Если же я Федору Шишкину и должен по его мелочной лавочной торговле, то он обязан был прислать ко мне приказчика на дом с подписанным или им, или его приказчиком счетом; и я никогда от долгу своего не отпорен, а плачу оный по мере средств и возможности. Так поступает купец, себя уважающий, который хочет, чтобы и его уважали. Но ни в каком коммерческом уставе нет, чтобы за 8 руб. серебром, сумму, ничтожную и в глазах порядочного мещанина и не основанную ни на чем, кроме честного слова, истинный купец хватал потребителя за глотку, с сжатыми кулаками и грозя его выслать. Это показывает, что Федор Шишкин вполне мужик, неуч и будь у него действительно хоть миллион денег, неизвестно, какими темными путями им в дальней Сибири нажитых (ибо он здесь не на давних годах в виду целого города сидел в кабаке дом. подносчиком), он все-таки в глазах моих и всякого благомыслящего человека остается после всего им сделанного разлившейся кабацкой грязью, не больше!
Покорнейше прошу ваше высокоблагородие представить сие мое прошение в подлиннике господину начальнику губернии, ибо я с отходящей почтой представлю оное в копии его превосходительству с тем, чтобы прошение сие было повернуто на благоусмотрение господина генерал-губернатора Западной Сибири.

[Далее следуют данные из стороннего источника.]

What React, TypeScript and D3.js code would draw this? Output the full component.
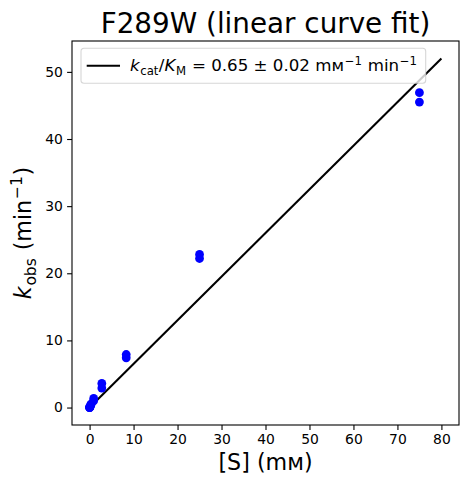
import React, { useEffect, useRef } from 'react';
import * as d3 from 'd3';

// substrate concentrations (mM), duplicate measurements
const concentrations = [75, 75, 25, 25, 8.33, 8.33, 2.78, 2.78, 0.926, 0.926, 0.309, 0.309, 0.103, 0.103, 0.034, 0.034, 0, 0];
const kobsValues = [46.9, 45.5, 22.8, 22.2, 7.9, 7.4, 3.6, 2.9, 1.35, 1.0, 0.5, 0.4, 0.15, 0.12, 0.05, 0.04, 0, 0];
const fitSlope = 0.65;
const fitRange = [0, 80];
const xTicks = [0, 10, 20, 30, 40, 50, 60, 70, 80];
const yTicks = [0, 10, 20, 30, 40, 50];

const FONT = '"DejaVu Sans", sans-serif';

const App: React.FC = () => {
  const svgRef = useRef<SVGSVGElement | null>(null);

  useEffect(() => {
    if (!svgRef.current) return;
    const width = 469;
    const height = 484;
    const margin = { top: 41, right: 10, bottom: 59, left: 72 };
    const innerWidth = width - margin.left - margin.right;
    const innerHeight = height - margin.top - margin.bottom;

    const svg = d3.select(svgRef.current)
      .attr('width', width)
      .attr('height', height)
      .style('background-color', '#fff');

    svg.selectAll('*').remove();

    const g = svg.append('g')
      .attr('transform', `translate(${margin.left},${margin.top})`);

    // matplotlib-style 5% margins around the data
    const xScale = d3.scaleLinear().domain([-4, 84]).range([0, innerWidth]);
    const yScale = d3.scaleLinear().domain([-2.6, 54.6]).range([innerHeight, 0]);

    // x axis
    const xAxis = g.append('g')
      .attr('transform', `translate(0,${innerHeight})`)
      .call(d3.axisBottom(xScale).tickValues(xTicks).tickSize(4.9).tickPadding(4.3).tickSizeOuter(0));
    xAxis.select('.domain').remove();
    xAxis.selectAll('line').attr('stroke', '#000').attr('stroke-width', 1.1);
    xAxis.selectAll('text')
      .attr('fill', '#000')
      .style('font-family', FONT)
      .style('font-size', '13.9px');

    // y axis
    const yAxis = g.append('g')
      .call(d3.axisLeft(yScale).tickValues(yTicks).tickSize(4.9).tickPadding(4.3).tickSizeOuter(0));
    yAxis.select('.domain').remove();
    yAxis.selectAll('line').attr('stroke', '#000').attr('stroke-width', 1.1);
    yAxis.selectAll('text')
      .attr('fill', '#000')
      .style('font-family', FONT)
      .style('font-size', '13.9px');

    // linear fit line
    const line = d3.line<number>()
      .x(d => xScale(d))
      .y(d => yScale(d * fitSlope));
    g.append('path')
      .datum(fitRange)
      .attr('d', line)
      .attr('fill', 'none')
      .attr('stroke', '#000')
      .attr('stroke-width', 2.08);

    // data points
    g.selectAll('.pt')
      .data(concentrations)
      .enter()
      .append('circle')
      .attr('class', 'pt')
      .attr('cx', d => xScale(d))
      .attr('cy', (d, i) => yScale(kobsValues[i]))
      .attr('r', 4.4)
      .attr('fill', '#0000ff');

    // frame
    g.append('rect')
      .attr('x', 0)
      .attr('y', 0)
      .attr('width', innerWidth)
      .attr('height', innerHeight)
      .attr('fill', 'none')
      .attr('stroke', '#000')
      .attr('stroke-width', 1.1);

    // legend
    const legend = g.append('g').attr('transform', `translate(${81 - margin.left},${48.3 - margin.top})`);
    legend.append('rect')
      .attr('width', 344.7)
      .attr('height', 35)
      .attr('rx', 3)
      .attr('fill', 'rgba(255,255,255,0.8)')
      .attr('stroke', 'rgba(204,204,204,0.8)')
      .attr('stroke-width', 1.1);
    legend.append('line')
      .attr('x1', 5.7).attr('x2', 39)
      .attr('y1', 17.5).attr('y2', 17.5)
      .attr('stroke', '#000')
      .attr('stroke-width', 2.08);
    const lt = legend.append('text')
      .attr('x', 49)
      .attr('y', 23)
      .style('font-family', FONT)
      .style('font-size', '16.67px')
      .attr('fill', '#000');
    // text, size, dx, dy, italic
    const parts: [string, string, number, number, boolean][] = [
      ['k', '16.67px', 0, 0, true],
      ['cat', '11.7px', 0.6, 3.5, false],
      ['/', '16.67px', 0.4, -3.5, false],
      ['K', '16.67px', 0, 0, true],
      ['M', '11.7px', 0.6, 3.5, false],
      [' = 0.65 ± 0.02 mм', '16.67px', 0.6, -3.5, false],
      ['−1', '11.7px', 0.6, -6.5, false],
      [' min', '16.67px', 0.6, 6.5, false],
      ['−1', '11.7px', 0.6, -6.5, false],
    ];
    parts.forEach(([t, size, dx, dy, italic]) => {
      lt.append('tspan')
        .attr('dx', dx)
        .attr('dy', dy)
        .style('font-size', size)
        .style('font-style', italic ? 'italic' : 'normal')
        .text(t);
    });

    // title
    svg.append('text')
      .attr('x', margin.left + innerWidth / 2)
      .attr('y', 33)
      .attr('text-anchor', 'middle')
      .style('font-family', FONT)
      .style('font-size', '27.8px')
      .text('F289W (linear curve fit)');

    // x label
    svg.append('text')
      .attr('x', margin.left + innerWidth / 2)
      .attr('y', 470)
      .attr('text-anchor', 'middle')
      .style('font-family', FONT)
      .style('font-size', '22.2px')
      .text('[S] (mм)');

    // y label
    const yl = svg.append('text')
      .attr('transform', `translate(31,${margin.top + innerHeight / 2}) rotate(-90)`)
      .attr('text-anchor', 'middle')
      .style('font-family', FONT)
      .style('font-size', '22.2px');
    const yParts: [string, string, number, number, boolean][] = [
      ['k', '22.2px', 0, 0, true],
      ['obs', '15.5px', 0.8, 4.6, false],
      [' (min', '22.2px', 0.8, -4.6, false],
      ['−1', '15.5px', 0.8, -8.6, false],
      [')', '22.2px', 0.8, 8.6, false],
    ];
    yParts.forEach(([t, size, dx, dy, italic]) => {
      yl.append('tspan')
        .attr('dx', dx)
        .attr('dy', dy)
        .style('font-size', size)
        .style('font-style', italic ? 'italic' : 'normal')
        .text(t);
    });
  }, []);

  return (
    <div style={{ position: 'absolute', left: 0, top: 0 }}>
      <svg ref={svgRef}></svg>
    </div>
  );
};

export default App;
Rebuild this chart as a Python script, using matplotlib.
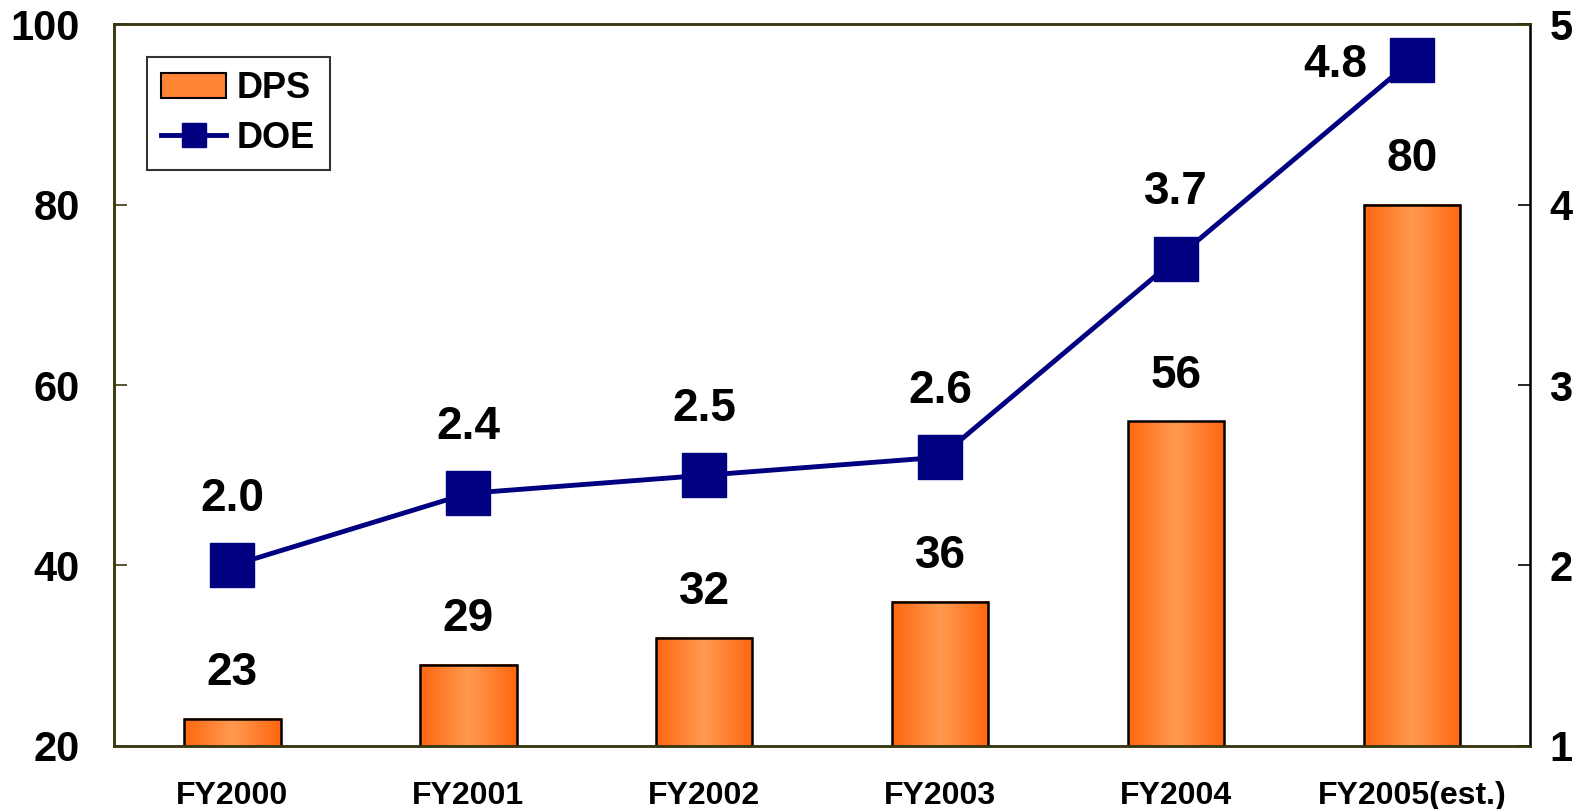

На подлинном написано: государственный преступник Ипполит Завалишин.
Тобольской губернии
город Курган.
Ноября 25 дня 1851 г.
С подлинным верно: [...] городничего Тарасевич.ГУ ГАОмскО. Ф. 3. Оп. 13. Ед. хр. 18298. Л. 72–73 об.
* * *Ваше высокородие Александр Николаевич!
Вслед за поездкой сюда капитана корпуса жандармов г. Смолькова[13] писал я 13 сентября господину генерал-губернатору и изложил подробно причины, почему поездка сия не могла привести ни к какому полезному результату.
18 октября, когда Тарасевич вздумал оподозрить меня в зажигательстве, писал я опять к Густаву Христиановичу.
Дошли ли оба письма сии, я что-то плохо верю, ибо господин генерал-губернатор на первое письмо мое к нему от 14 июня сам непосредственно благоволил отвечать мне чрез здешнего исправника от 6 августа из Омска за № 97. А первая моя жалоба заключала в себе обстоятельства, уже давно известные из дела бывшего учителя Лыткина[14]. Возможно ли после этого, чтобы его высокопревосходительство умолчал на письма мои от 13 сентября и 18 октября, заключавшие в себе такие важные проступки, как покушение отравить меня и оподозрить меня в зажигательстве?
Наконец, 4 ноября, меня сделали уже вором! Прежде сего я писал тоже и к г. Энгельке 18 октября. Потом писал ему 8 ноября. А теперь пишу в третий раз и к вашему высокородию, прилагая копию с нового прошения, мною 25 ноября в градскую полицию поданного. Не пора ли положить этому всему предел и удовлетворить меня во имя правды, закона и совести?[15]